-- START --

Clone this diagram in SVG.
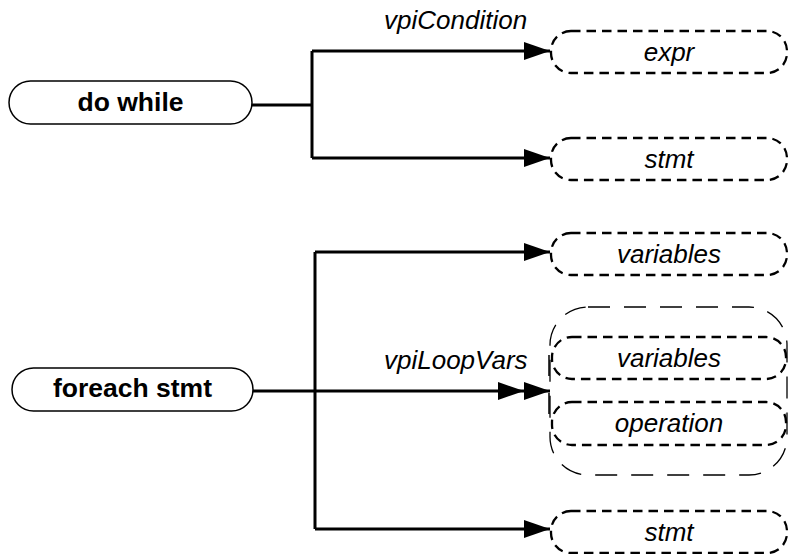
<svg xmlns="http://www.w3.org/2000/svg" width="790" height="554" viewBox="0 0 790 554">
<style>
.node{fill:#fff;stroke:#000;stroke-width:1.5}
.obj{fill:none;stroke:#000;stroke-width:2.3;stroke-dasharray:9.5 6}
.grp{fill:none;stroke:#000;stroke-width:1.3;stroke-dasharray:22 14}
.b{font-family:"Liberation Sans",Arial,sans-serif;font-weight:bold;font-size:26.5px;text-anchor:middle}
.i{font-family:"Liberation Sans",Arial,sans-serif;font-style:italic;font-size:26px;text-anchor:middle}
.lbl{font-family:"Liberation Sans",Arial,sans-serif;font-style:italic;font-size:26px}
.c{fill:none;stroke:#000;stroke-width:3}
</style>
<defs>
<marker id="arr" markerUnits="userSpaceOnUse" markerWidth="28" markerHeight="20" refX="26" refY="9" orient="auto">
<path d="M0,0 L26,9 L0,18 z" fill="#000"/>
</marker>
<marker id="arr2" markerUnits="userSpaceOnUse" markerWidth="54" markerHeight="20" refX="52" refY="9" orient="auto">
<path d="M0,0 L26,9 L0,18 z M26,0 L52,9 L26,18 z" fill="#000"/>
</marker>
</defs>
<g id="connectors">
<path class="c" d="M252,105 H312"/>
<path class="c" d="M312,51 V158"/>
<path class="c" d="M312,51 H550" marker-end="url(#arr)"/>
<path class="c" d="M312,158 H550" marker-end="url(#arr)"/>
<path class="c" d="M253,391 H315"/>
<path class="c" d="M315,252 V529"/>
<path class="c" d="M315,252 H550" marker-end="url(#arr)"/>
<path class="c" d="M315,391 H550" marker-end="url(#arr2)"/>
<path class="c" d="M315,529 H550" marker-end="url(#arr)"/>
<path d="M549,355 V376 M549,393 V414" stroke="#000" stroke-width="1.5"/>
<text class="lbl" x="384" y="29">vpiCondition</text>
<text class="lbl" x="384" y="369">vpiLoopVars</text>
</g>
<g id="do-while">
<rect class="node" x="9" y="81" width="243" height="43" rx="21.5"/>
<text class="b" x="130.5" y="111">do while</text>
</g>
<g id="expr">
<rect class="obj" x="551" y="31" width="236" height="42" rx="20"/>
<text class="i" x="669" y="61">expr</text>
</g>
<g id="stmt1">
<rect class="obj" x="551" y="138" width="236" height="42" rx="20"/>
<text class="i" x="669" y="168">stmt</text>
</g>
<g id="foreach-stmt">
<rect class="node" x="12" y="368" width="241" height="43" rx="21.5"/>
<text class="b" x="132.5" y="397">foreach stmt</text>
</g>
<g id="variables1">
<rect class="obj" x="551" y="233" width="236" height="42" rx="20"/>
<text class="i" x="669" y="263">variables</text>
</g>
<g id="loopvars-group">
<rect class="grp" x="550" y="307" width="237" height="168" rx="38"/>
<g id="variables2">
<rect class="obj" x="552" y="337" width="234" height="42" rx="20"/>
<text class="i" x="669" y="367">variables</text>
</g>
<g id="operation">
<rect class="obj" x="552" y="402" width="234" height="43" rx="20"/>
<text class="i" x="669" y="432">operation</text>
</g>
</g>
<g id="stmt2">
<rect class="obj" x="551" y="511" width="236" height="42" rx="20"/>
<text class="i" x="669" y="541">stmt</text>
</g>
</svg>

-- END --

◆ Aim
Repeat the material above in full and exactly, apart from the pictures.

◆ The solution
Clone this diagram in SVG.
<svg xmlns="http://www.w3.org/2000/svg" width="790" height="554" viewBox="0 0 790 554">
<style>
.node{fill:#fff;stroke:#000;stroke-width:1.5}
.obj{fill:none;stroke:#000;stroke-width:2.3;stroke-dasharray:9.5 6}
.grp{fill:none;stroke:#000;stroke-width:1.3;stroke-dasharray:22 14}
.b{font-family:"Liberation Sans",Arial,sans-serif;font-weight:bold;font-size:26.5px;text-anchor:middle}
.i{font-family:"Liberation Sans",Arial,sans-serif;font-style:italic;font-size:26px;text-anchor:middle}
.lbl{font-family:"Liberation Sans",Arial,sans-serif;font-style:italic;font-size:26px}
.c{fill:none;stroke:#000;stroke-width:3}
</style>
<defs>
<marker id="arr" markerUnits="userSpaceOnUse" markerWidth="28" markerHeight="20" refX="26" refY="9" orient="auto">
<path d="M0,0 L26,9 L0,18 z" fill="#000"/>
</marker>
<marker id="arr2" markerUnits="userSpaceOnUse" markerWidth="54" markerHeight="20" refX="52" refY="9" orient="auto">
<path d="M0,0 L26,9 L0,18 z M26,0 L52,9 L26,18 z" fill="#000"/>
</marker>
</defs>
<g id="connectors">
<path class="c" d="M252,105 H312"/>
<path class="c" d="M312,51 V158"/>
<path class="c" d="M312,51 H550" marker-end="url(#arr)"/>
<path class="c" d="M312,158 H550" marker-end="url(#arr)"/>
<path class="c" d="M253,391 H315"/>
<path class="c" d="M315,252 V529"/>
<path class="c" d="M315,252 H550" marker-end="url(#arr)"/>
<path class="c" d="M315,391 H550" marker-end="url(#arr2)"/>
<path class="c" d="M315,529 H550" marker-end="url(#arr)"/>
<path d="M549,355 V376 M549,393 V414" stroke="#000" stroke-width="1.5"/>
<text class="lbl" x="384" y="29">vpiCondition</text>
<text class="lbl" x="384" y="369">vpiLoopVars</text>
</g>
<g id="do-while">
<rect class="node" x="9" y="81" width="243" height="43" rx="21.5"/>
<text class="b" x="130.5" y="111">do while</text>
</g>
<g id="expr">
<rect class="obj" x="551" y="31" width="236" height="42" rx="20"/>
<text class="i" x="669" y="61">expr</text>
</g>
<g id="stmt1">
<rect class="obj" x="551" y="138" width="236" height="42" rx="20"/>
<text class="i" x="669" y="168">stmt</text>
</g>
<g id="foreach-stmt">
<rect class="node" x="12" y="368" width="241" height="43" rx="21.5"/>
<text class="b" x="132.5" y="397">foreach stmt</text>
</g>
<g id="variables1">
<rect class="obj" x="551" y="233" width="236" height="42" rx="20"/>
<text class="i" x="669" y="263">variables</text>
</g>
<g id="loopvars-group">
<rect class="grp" x="550" y="307" width="237" height="168" rx="38"/>
<g id="variables2">
<rect class="obj" x="552" y="337" width="234" height="42" rx="20"/>
<text class="i" x="669" y="367">variables</text>
</g>
<g id="operation">
<rect class="obj" x="552" y="402" width="234" height="43" rx="20"/>
<text class="i" x="669" y="432">operation</text>
</g>
</g>
<g id="stmt2">
<rect class="obj" x="551" y="511" width="236" height="42" rx="20"/>
<text class="i" x="669" y="541">stmt</text>
</g>
</svg>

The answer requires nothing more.